Electroreduction of CO to 2.8 A cm⁻2 C2+ Products: Maximizing Efficiency with Minimalist Electrode Design Featuring a Mesopore‐Rich Hydrophobic Copper Catalyst Layer

This work shows how hydrophobicity and porosity can be incorporated into copper catalyst layers (CLs) for the efficient electroreduction of CO (CORR) in a flow cell. Oxide‐derived (OD) Cu catalysts are synthesized using K+ and Cs+ as templates, termed respectively as OD‐Cu‐K and OD‐Cu‐Cs. CLs, assembled from OD‐Cu‐K and OD‐Cu‐Cs, exhibit enhanced CORR performance compared to “unmodified” OD‐Cu CL. OD‐Cu‐Cs can notably reduce CO to C2+ products with Faradaic efficiencies (FE) as high as 96% (or 4% FE H2).

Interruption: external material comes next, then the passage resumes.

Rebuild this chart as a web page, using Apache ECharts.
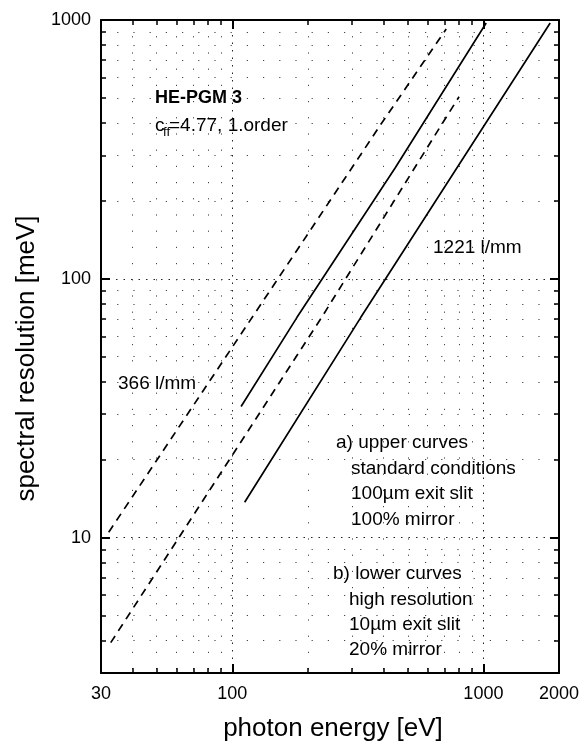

During CO electrolysis at −3000 mA cm−2 (−0.73 V vs reversible hydrogen electrode), C2+ products and the alcohols are formed with respective current densities of −2804 and −1205 mA cm−2. The mesopores in the OD‐Cu‐Cs CL act as barriers against electrolyte flooding. Contact angle measurements confirm the CL's hydrophobicity ranking: OD‐Cu‐Cs > OD‐Cu‐K > OD‐Cu. The enhanced hydrophobicity of a catalyst is proposed to allow more triple‐phase (CO‐electrolyte‐catalyst) interfaces to be available for CORR. This study shows how the pore size‐hydrophobicity relationship can be harvested to guide the design of a less‐is‐more Cu electrode, which can attain high CORR current density and selectivity, without the additional use of hydrophobic polytetrafluoroethylene particles or dopants, such as Ag. A hydrophobic copper catalyst layer, created solely by the presence of numerous mesopores, is developed. This simple, but highly effective design slows down the penetration of the electrolyte, thus avoiding electrode flooding. Consequently, the catalyst layer can reduce CO to C2+ products with a partial current density (jC2+) up to −2.8 A cm−2.